**Given problem**: Pick out each line below containing "this".

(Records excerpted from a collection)

——————————

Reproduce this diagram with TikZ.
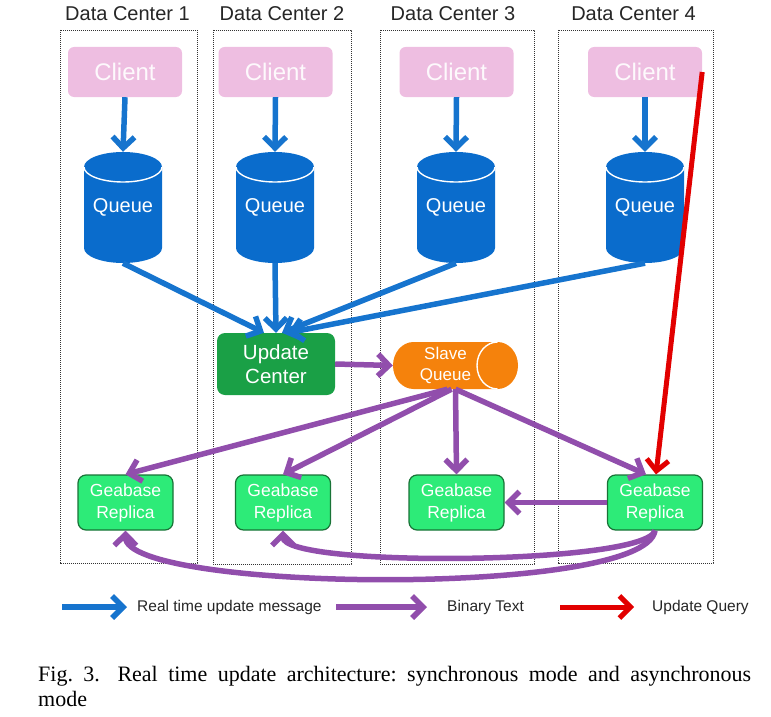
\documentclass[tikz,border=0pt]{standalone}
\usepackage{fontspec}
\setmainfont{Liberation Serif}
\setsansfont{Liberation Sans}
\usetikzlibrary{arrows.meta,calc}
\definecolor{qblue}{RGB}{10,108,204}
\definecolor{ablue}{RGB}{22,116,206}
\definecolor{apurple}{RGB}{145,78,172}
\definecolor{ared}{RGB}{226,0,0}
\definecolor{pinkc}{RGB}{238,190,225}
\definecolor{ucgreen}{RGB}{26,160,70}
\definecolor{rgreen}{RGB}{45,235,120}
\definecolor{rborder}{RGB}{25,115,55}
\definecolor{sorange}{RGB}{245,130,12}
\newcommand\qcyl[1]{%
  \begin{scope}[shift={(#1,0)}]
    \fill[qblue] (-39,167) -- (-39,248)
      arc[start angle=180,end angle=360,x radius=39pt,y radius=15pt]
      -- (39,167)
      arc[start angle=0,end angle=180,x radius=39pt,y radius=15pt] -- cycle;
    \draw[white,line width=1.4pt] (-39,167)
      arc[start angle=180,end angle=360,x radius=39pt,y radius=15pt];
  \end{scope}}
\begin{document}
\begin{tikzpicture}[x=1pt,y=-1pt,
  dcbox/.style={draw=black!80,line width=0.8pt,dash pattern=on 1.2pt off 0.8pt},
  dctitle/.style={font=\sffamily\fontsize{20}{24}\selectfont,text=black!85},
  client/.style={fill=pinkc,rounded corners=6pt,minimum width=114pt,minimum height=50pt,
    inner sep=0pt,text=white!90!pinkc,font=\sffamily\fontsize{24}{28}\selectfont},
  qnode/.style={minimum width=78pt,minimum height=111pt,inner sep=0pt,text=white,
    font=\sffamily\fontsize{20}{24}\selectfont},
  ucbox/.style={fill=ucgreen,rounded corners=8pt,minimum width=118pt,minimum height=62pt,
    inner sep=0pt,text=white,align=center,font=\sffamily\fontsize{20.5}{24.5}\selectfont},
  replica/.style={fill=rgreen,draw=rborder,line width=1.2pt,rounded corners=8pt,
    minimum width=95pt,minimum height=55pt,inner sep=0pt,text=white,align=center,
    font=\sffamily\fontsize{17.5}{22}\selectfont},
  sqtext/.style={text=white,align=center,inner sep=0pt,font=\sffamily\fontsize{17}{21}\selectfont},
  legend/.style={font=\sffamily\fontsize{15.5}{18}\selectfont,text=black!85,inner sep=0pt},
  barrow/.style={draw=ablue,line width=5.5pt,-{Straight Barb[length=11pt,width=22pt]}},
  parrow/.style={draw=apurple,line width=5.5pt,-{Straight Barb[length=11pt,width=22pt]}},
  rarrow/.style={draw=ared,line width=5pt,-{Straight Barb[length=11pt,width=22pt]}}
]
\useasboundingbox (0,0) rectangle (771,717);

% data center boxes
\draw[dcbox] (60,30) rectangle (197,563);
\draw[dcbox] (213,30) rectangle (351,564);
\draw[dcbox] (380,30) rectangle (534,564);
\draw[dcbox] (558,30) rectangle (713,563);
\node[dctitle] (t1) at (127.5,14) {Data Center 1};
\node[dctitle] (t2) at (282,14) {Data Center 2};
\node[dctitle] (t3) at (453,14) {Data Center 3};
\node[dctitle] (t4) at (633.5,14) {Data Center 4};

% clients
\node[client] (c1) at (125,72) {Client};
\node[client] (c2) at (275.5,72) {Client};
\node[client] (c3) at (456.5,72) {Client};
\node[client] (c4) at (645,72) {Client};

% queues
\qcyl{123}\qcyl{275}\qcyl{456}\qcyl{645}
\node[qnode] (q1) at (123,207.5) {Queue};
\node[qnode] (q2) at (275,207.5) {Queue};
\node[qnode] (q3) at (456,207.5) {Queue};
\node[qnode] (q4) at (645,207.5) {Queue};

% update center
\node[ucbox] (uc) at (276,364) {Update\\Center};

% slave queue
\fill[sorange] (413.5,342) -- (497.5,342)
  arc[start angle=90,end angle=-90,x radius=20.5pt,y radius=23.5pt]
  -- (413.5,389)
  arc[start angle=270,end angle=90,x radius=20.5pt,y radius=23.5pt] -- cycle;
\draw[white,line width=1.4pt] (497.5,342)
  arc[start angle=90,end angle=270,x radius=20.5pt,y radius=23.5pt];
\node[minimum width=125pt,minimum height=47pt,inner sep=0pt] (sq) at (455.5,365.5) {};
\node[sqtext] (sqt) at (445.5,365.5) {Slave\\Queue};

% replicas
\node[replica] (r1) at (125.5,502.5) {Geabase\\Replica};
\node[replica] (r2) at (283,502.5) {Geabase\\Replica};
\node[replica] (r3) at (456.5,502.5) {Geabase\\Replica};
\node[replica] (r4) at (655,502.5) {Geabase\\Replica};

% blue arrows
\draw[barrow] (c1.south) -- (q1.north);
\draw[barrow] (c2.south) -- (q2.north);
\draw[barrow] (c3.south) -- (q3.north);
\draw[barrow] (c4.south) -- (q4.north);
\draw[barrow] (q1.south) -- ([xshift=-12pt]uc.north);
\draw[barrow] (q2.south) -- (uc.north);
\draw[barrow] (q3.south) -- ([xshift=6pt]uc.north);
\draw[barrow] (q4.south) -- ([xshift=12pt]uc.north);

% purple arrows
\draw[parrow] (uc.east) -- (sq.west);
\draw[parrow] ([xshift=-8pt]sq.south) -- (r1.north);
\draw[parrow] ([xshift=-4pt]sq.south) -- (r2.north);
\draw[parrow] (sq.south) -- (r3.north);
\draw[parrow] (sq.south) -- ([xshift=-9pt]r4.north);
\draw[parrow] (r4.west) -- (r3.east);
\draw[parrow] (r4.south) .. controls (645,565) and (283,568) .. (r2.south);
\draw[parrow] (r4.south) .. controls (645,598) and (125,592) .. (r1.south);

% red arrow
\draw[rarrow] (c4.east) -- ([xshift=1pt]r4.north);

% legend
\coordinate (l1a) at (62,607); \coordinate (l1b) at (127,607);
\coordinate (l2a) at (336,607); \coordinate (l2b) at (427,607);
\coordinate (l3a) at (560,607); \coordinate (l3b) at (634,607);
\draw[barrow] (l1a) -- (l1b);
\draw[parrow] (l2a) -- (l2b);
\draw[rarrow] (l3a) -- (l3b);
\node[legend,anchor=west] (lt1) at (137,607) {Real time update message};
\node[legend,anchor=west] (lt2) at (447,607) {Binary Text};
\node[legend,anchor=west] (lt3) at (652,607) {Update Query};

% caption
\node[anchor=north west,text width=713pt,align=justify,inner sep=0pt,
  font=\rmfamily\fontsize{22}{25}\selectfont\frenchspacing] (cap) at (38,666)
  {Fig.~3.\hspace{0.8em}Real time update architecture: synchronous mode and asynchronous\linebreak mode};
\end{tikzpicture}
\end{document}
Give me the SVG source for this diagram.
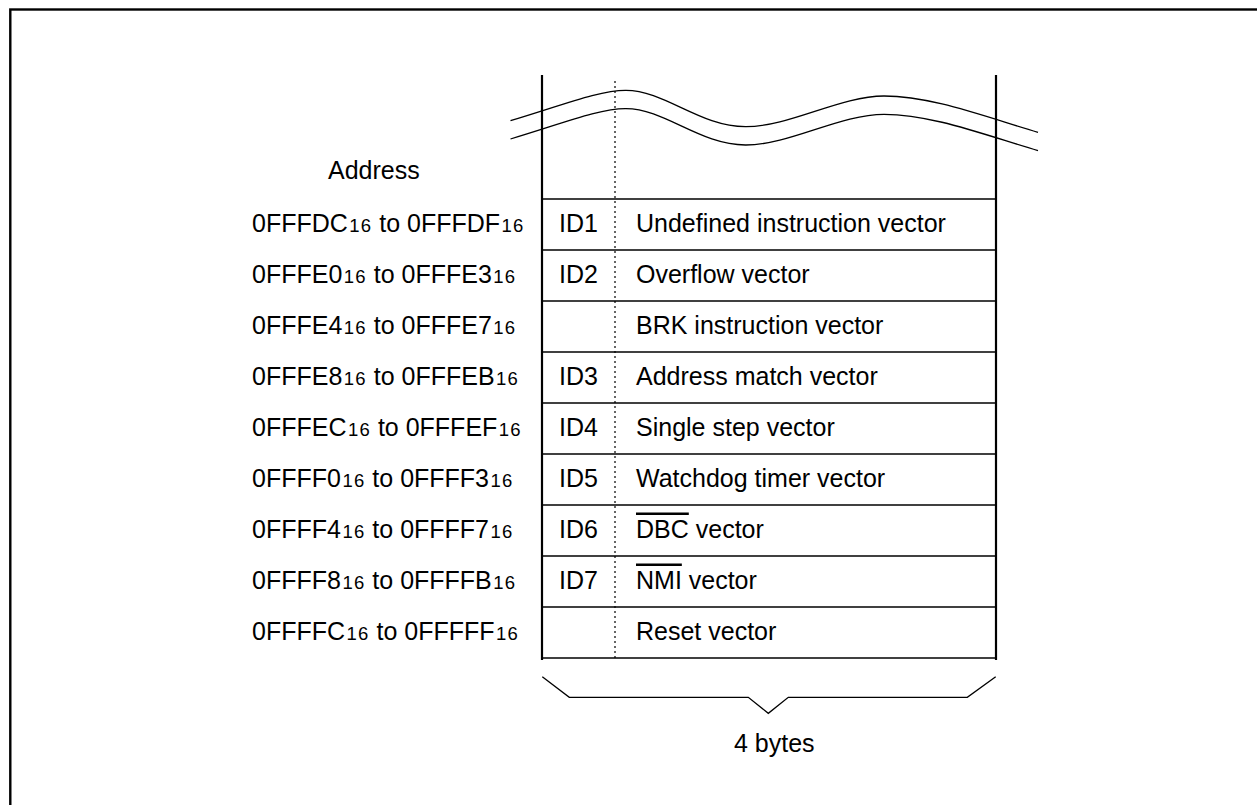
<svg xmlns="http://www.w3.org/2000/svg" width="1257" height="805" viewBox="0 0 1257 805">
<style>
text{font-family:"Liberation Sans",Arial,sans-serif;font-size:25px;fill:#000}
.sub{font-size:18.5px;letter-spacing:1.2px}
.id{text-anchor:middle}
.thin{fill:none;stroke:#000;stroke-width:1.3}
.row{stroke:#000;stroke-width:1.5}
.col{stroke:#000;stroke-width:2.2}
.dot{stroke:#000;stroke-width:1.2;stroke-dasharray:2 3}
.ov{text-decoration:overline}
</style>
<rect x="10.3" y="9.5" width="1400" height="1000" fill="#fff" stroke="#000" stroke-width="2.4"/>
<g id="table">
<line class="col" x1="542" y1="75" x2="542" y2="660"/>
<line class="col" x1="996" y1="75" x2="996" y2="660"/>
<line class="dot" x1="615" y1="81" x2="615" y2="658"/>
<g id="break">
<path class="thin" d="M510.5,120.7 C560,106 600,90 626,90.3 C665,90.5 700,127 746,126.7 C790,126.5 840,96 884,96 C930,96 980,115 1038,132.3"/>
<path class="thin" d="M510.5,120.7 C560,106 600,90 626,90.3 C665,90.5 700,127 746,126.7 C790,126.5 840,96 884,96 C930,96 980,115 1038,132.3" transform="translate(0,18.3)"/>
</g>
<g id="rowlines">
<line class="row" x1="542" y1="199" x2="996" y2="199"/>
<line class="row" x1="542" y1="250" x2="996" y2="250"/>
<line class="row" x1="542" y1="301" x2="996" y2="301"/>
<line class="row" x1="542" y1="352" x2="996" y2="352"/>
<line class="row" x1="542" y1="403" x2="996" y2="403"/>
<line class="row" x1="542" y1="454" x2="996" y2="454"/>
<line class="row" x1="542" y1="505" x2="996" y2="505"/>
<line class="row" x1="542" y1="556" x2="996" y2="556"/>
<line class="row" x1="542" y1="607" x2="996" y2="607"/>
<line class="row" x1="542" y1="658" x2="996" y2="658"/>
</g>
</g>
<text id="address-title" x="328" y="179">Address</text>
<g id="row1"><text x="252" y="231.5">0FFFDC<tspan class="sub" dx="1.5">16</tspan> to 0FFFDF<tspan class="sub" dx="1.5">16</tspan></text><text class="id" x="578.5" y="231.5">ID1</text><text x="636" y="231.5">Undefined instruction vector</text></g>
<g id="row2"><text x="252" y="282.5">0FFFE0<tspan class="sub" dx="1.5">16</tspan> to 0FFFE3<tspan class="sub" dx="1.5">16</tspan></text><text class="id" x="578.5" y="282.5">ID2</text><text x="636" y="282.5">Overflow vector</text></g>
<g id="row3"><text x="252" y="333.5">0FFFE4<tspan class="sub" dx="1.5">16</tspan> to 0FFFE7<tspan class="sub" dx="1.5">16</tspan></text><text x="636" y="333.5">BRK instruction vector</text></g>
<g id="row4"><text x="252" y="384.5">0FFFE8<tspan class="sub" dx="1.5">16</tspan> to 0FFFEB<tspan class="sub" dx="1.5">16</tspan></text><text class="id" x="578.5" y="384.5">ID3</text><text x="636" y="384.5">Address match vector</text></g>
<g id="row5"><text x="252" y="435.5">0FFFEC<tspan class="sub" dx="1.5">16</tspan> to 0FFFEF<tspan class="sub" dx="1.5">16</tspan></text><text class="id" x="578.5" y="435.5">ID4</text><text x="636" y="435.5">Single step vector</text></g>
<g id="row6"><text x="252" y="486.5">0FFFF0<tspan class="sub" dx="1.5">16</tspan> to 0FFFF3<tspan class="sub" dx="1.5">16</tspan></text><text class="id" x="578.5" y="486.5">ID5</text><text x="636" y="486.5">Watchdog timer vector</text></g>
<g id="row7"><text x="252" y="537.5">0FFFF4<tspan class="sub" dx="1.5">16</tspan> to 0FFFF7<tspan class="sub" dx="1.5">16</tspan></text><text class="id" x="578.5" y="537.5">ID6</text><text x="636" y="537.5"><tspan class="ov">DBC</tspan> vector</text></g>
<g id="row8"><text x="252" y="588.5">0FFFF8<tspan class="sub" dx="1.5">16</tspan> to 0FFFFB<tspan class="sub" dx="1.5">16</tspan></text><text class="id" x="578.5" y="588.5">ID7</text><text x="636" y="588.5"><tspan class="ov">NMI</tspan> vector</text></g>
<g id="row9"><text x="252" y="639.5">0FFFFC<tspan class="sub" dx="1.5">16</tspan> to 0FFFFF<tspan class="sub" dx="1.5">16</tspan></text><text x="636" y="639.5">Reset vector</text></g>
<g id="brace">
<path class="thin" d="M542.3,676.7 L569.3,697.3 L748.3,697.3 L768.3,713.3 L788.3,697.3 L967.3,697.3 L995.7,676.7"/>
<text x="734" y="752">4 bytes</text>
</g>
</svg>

——————————

**Result of the exercise**:
Reproduce this diagram with TikZ.
Give me the SVG source for this diagram.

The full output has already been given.